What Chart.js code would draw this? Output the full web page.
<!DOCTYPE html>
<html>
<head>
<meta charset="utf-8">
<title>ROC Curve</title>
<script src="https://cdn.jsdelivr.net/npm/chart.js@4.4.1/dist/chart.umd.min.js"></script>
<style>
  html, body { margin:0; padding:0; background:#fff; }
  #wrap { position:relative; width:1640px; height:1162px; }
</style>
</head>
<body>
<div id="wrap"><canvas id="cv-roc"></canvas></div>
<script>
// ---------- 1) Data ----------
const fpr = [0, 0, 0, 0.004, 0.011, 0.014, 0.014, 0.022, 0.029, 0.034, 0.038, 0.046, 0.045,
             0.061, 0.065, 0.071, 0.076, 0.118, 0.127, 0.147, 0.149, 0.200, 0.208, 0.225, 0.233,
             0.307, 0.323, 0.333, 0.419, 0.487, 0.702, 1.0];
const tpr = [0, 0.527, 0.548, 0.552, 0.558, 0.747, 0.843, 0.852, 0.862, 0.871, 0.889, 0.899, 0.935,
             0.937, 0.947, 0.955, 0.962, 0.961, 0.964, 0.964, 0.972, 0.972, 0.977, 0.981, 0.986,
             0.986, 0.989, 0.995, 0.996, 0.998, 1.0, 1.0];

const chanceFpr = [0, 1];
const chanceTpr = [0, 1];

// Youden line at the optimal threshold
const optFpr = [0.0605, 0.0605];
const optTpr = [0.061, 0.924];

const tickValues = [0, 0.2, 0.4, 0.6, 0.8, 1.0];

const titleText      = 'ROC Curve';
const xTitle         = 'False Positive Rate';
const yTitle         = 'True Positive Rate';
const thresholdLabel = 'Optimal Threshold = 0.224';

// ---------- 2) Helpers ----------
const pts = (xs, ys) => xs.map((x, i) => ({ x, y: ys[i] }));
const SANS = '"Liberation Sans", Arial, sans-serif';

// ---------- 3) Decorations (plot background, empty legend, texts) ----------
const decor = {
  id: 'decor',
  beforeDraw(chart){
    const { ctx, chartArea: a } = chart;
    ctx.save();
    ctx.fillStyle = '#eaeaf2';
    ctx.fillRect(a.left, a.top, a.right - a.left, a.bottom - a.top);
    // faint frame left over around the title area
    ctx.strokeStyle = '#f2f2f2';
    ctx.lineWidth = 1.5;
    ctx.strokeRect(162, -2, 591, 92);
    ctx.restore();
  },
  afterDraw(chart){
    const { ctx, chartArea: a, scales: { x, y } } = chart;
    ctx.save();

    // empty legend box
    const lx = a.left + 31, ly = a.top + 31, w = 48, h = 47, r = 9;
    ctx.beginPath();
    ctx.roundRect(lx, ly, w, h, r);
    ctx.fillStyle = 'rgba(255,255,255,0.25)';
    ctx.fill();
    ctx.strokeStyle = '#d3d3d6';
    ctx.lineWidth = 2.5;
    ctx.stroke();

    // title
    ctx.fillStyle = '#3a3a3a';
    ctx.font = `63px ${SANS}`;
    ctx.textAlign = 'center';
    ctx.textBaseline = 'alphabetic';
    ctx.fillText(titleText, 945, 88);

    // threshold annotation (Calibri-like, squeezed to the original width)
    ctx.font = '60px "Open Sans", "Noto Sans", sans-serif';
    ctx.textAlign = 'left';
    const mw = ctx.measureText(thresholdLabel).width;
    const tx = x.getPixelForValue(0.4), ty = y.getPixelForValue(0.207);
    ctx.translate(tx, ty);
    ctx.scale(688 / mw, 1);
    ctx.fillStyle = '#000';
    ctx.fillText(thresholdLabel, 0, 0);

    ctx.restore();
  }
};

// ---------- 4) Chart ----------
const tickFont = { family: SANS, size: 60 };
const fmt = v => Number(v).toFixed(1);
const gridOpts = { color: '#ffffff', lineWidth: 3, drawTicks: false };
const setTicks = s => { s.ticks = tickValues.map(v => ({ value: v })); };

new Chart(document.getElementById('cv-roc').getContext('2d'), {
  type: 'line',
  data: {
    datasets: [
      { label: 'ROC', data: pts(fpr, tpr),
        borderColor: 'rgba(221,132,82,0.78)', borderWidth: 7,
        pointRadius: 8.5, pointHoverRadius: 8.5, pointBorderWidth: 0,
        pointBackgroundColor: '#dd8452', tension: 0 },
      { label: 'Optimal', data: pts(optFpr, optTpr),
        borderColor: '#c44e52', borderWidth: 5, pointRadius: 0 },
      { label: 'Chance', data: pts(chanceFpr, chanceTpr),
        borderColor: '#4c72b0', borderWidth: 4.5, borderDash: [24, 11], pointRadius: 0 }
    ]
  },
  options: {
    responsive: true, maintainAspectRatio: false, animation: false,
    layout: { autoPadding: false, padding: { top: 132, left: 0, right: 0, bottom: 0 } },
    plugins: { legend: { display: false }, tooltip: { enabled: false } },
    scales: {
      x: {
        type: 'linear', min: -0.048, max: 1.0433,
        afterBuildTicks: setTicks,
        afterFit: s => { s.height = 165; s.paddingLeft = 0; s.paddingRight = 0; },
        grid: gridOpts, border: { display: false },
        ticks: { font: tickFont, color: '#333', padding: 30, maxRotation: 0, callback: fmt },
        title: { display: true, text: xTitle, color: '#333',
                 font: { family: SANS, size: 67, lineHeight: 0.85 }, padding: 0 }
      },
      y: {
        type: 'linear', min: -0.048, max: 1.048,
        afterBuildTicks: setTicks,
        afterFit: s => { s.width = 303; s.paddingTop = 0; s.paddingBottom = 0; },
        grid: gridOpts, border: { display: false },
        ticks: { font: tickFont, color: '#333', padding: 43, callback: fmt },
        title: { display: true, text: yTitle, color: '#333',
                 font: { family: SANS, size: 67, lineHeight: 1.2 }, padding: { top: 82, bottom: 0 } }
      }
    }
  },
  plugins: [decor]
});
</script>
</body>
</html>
--*--
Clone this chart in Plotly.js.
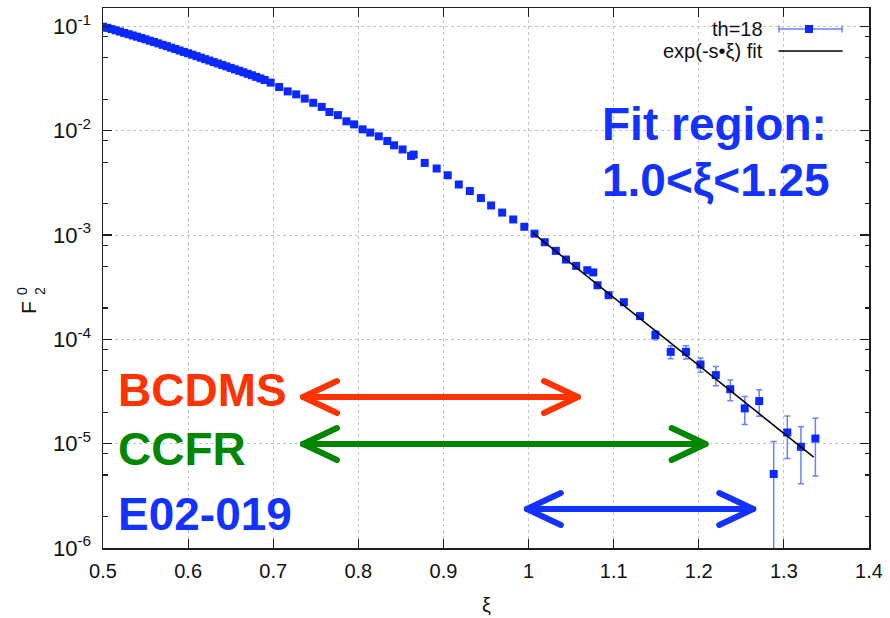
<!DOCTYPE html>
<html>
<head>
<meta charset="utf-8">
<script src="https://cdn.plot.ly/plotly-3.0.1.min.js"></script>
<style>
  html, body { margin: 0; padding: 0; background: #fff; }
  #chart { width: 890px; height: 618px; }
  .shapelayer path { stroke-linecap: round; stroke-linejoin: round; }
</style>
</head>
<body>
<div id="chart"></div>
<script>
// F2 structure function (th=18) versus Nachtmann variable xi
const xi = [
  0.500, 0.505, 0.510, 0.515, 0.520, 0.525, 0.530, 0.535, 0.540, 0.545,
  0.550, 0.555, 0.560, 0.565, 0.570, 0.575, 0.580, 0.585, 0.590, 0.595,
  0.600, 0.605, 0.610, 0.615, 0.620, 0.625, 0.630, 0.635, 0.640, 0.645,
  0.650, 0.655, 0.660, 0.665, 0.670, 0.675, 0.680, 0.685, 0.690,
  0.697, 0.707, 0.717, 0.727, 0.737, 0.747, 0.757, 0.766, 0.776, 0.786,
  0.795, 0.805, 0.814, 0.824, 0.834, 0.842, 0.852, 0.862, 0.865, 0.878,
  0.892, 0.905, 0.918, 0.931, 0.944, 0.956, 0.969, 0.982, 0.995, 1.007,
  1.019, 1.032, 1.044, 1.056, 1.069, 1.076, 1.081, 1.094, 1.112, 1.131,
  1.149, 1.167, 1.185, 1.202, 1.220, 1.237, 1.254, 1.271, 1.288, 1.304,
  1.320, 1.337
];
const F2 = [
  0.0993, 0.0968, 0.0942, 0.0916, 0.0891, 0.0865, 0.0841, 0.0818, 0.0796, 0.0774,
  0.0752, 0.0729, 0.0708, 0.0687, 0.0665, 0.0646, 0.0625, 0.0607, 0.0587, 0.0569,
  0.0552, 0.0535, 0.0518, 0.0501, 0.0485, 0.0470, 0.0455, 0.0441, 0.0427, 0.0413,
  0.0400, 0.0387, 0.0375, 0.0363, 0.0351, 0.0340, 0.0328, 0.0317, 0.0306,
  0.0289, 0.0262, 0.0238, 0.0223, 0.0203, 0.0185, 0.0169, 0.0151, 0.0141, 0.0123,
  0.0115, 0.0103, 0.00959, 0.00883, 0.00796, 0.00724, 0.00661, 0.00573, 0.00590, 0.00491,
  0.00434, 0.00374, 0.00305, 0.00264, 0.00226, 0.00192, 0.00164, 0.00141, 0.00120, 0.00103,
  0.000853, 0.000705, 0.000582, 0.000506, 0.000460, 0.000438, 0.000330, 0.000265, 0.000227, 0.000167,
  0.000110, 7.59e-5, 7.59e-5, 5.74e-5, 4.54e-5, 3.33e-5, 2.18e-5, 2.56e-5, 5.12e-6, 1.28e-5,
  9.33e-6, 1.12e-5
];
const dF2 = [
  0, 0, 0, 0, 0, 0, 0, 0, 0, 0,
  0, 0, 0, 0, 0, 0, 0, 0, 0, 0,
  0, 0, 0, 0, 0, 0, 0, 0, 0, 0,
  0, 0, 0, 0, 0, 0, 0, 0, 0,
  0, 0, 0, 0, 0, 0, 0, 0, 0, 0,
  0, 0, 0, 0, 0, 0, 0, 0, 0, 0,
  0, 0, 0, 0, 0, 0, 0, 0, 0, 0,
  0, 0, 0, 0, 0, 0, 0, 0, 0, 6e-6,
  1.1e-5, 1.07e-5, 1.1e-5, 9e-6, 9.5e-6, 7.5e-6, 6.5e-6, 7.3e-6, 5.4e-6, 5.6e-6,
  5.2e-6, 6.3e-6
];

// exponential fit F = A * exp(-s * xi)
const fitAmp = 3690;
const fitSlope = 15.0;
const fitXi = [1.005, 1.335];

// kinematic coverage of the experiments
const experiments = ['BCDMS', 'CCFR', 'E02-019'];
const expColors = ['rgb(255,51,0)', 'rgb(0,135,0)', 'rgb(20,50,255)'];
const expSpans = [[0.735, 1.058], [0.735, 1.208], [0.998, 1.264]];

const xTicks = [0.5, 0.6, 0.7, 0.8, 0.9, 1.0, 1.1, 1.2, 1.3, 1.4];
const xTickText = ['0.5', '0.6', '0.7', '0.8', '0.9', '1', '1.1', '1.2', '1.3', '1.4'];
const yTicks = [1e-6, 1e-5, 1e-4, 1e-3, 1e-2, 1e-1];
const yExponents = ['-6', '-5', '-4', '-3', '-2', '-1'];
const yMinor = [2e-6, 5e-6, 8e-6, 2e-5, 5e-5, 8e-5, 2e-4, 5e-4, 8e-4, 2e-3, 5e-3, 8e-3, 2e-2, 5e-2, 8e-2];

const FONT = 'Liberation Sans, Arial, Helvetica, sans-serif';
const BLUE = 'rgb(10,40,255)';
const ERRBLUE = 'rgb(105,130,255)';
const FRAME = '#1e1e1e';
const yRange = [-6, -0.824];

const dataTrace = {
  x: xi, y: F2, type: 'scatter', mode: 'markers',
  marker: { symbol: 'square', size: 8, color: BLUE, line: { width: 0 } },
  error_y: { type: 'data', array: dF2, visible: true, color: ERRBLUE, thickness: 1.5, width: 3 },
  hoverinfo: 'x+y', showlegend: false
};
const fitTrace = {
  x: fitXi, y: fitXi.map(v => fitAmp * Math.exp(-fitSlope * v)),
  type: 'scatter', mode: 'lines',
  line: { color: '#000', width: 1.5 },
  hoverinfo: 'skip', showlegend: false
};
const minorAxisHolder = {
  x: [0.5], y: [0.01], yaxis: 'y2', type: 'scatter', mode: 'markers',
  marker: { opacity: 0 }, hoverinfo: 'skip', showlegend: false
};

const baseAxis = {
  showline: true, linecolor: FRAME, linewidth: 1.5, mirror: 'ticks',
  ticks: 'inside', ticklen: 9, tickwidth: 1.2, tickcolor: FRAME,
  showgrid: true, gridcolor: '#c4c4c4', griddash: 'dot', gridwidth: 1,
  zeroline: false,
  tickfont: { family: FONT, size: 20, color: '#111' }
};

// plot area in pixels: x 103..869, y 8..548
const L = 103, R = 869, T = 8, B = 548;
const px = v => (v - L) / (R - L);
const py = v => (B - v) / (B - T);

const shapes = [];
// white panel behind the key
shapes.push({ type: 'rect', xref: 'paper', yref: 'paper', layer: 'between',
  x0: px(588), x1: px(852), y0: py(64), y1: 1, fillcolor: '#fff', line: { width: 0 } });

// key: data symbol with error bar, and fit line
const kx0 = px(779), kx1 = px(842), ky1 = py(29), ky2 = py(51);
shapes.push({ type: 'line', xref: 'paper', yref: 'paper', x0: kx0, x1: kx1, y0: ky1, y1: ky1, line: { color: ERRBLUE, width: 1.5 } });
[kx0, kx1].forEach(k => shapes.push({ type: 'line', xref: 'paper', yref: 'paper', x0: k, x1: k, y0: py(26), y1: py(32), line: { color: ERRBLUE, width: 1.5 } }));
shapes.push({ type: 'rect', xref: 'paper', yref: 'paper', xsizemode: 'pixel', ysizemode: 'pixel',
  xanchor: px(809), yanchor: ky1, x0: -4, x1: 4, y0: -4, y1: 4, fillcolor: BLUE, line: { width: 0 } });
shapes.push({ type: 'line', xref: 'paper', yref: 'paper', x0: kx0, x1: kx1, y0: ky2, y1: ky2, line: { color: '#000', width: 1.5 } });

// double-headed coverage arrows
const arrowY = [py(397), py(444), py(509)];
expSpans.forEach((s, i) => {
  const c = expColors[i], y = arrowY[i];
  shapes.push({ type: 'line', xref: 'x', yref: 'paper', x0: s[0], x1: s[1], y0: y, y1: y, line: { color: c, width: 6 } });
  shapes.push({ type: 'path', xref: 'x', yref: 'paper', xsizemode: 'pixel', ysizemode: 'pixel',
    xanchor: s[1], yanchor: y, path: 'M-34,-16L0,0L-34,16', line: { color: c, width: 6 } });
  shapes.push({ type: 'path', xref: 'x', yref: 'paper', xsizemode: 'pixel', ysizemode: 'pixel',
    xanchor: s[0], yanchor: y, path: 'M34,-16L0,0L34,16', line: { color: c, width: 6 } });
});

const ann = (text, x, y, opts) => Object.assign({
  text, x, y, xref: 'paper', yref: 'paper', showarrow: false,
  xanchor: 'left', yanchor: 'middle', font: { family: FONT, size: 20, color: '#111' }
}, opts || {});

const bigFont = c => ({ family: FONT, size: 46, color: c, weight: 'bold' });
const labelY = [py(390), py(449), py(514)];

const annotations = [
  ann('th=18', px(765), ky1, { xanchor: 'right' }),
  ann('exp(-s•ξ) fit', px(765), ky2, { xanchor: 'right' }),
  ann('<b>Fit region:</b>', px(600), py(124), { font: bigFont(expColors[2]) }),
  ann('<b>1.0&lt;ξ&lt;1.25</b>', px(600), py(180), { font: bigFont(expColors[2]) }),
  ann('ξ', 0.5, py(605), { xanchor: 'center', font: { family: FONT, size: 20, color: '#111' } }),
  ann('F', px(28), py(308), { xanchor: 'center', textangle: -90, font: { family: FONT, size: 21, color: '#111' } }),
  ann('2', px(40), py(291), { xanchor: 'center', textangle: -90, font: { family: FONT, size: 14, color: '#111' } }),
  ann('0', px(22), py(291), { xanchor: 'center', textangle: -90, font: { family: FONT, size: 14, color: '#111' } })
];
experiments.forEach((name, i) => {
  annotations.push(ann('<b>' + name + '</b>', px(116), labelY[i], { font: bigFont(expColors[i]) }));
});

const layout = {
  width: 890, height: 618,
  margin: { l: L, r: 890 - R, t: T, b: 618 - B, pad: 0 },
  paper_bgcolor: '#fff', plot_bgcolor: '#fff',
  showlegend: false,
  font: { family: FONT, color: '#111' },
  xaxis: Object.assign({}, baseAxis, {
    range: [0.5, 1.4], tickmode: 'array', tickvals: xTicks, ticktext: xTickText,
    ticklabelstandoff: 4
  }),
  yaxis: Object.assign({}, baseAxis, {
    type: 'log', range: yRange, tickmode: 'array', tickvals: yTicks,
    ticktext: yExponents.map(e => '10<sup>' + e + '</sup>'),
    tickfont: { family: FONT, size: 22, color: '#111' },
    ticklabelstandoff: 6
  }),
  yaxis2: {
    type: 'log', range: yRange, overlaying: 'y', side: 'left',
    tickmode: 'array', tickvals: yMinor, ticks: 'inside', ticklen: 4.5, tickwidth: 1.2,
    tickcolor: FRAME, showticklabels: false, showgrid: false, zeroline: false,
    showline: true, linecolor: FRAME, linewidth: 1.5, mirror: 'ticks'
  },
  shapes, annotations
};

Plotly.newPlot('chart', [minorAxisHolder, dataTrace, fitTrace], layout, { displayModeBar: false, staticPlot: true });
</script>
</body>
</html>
--*--
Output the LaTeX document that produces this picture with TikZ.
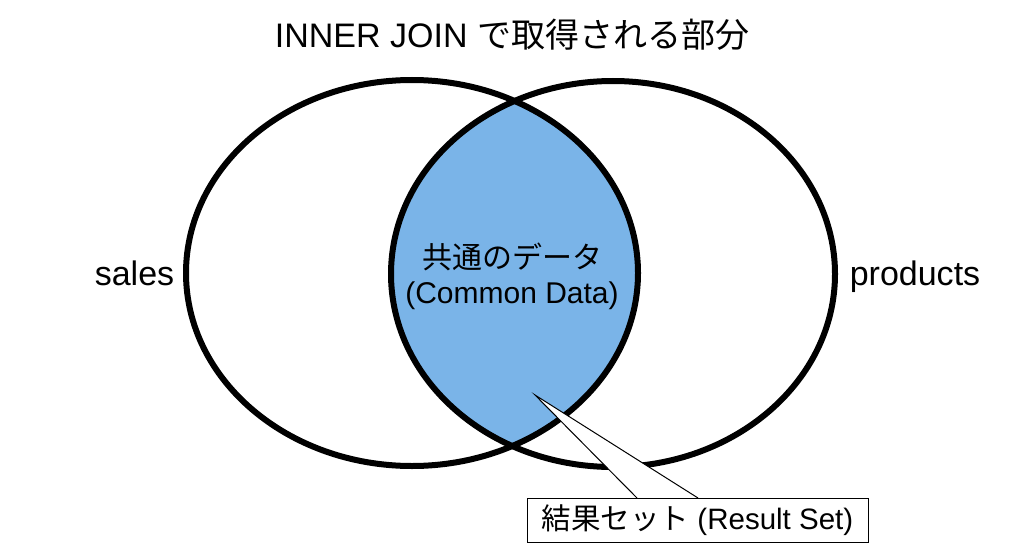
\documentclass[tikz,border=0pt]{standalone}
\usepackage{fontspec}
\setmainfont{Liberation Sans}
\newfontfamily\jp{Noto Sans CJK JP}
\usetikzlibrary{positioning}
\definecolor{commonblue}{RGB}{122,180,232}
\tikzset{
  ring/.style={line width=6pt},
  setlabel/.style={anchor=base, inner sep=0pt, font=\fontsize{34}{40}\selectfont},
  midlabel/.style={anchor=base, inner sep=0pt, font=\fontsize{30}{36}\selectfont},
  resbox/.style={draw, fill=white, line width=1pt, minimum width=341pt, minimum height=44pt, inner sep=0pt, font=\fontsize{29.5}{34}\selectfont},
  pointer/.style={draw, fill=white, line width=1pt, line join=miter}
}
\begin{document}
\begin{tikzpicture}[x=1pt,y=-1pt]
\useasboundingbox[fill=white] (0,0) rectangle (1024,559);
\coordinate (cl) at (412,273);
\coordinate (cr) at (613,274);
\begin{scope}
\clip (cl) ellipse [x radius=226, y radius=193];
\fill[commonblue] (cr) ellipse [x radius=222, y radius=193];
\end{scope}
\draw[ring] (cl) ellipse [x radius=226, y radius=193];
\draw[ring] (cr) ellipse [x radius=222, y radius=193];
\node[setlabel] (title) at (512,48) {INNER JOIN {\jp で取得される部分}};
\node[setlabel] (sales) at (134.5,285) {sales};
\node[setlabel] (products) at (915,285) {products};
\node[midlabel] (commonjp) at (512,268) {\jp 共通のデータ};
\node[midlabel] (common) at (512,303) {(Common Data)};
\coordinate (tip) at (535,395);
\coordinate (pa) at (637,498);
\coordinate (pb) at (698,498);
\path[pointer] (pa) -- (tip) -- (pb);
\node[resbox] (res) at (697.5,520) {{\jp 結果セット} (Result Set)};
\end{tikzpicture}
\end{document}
--*--
> **DO THIS**: Gather from the entries above all lines that include the string "Output".

> **WRITTEN ANSWER**:
What Chart.js code would draw this? Output the full web page.
Output the LaTeX document that produces this picture with TikZ.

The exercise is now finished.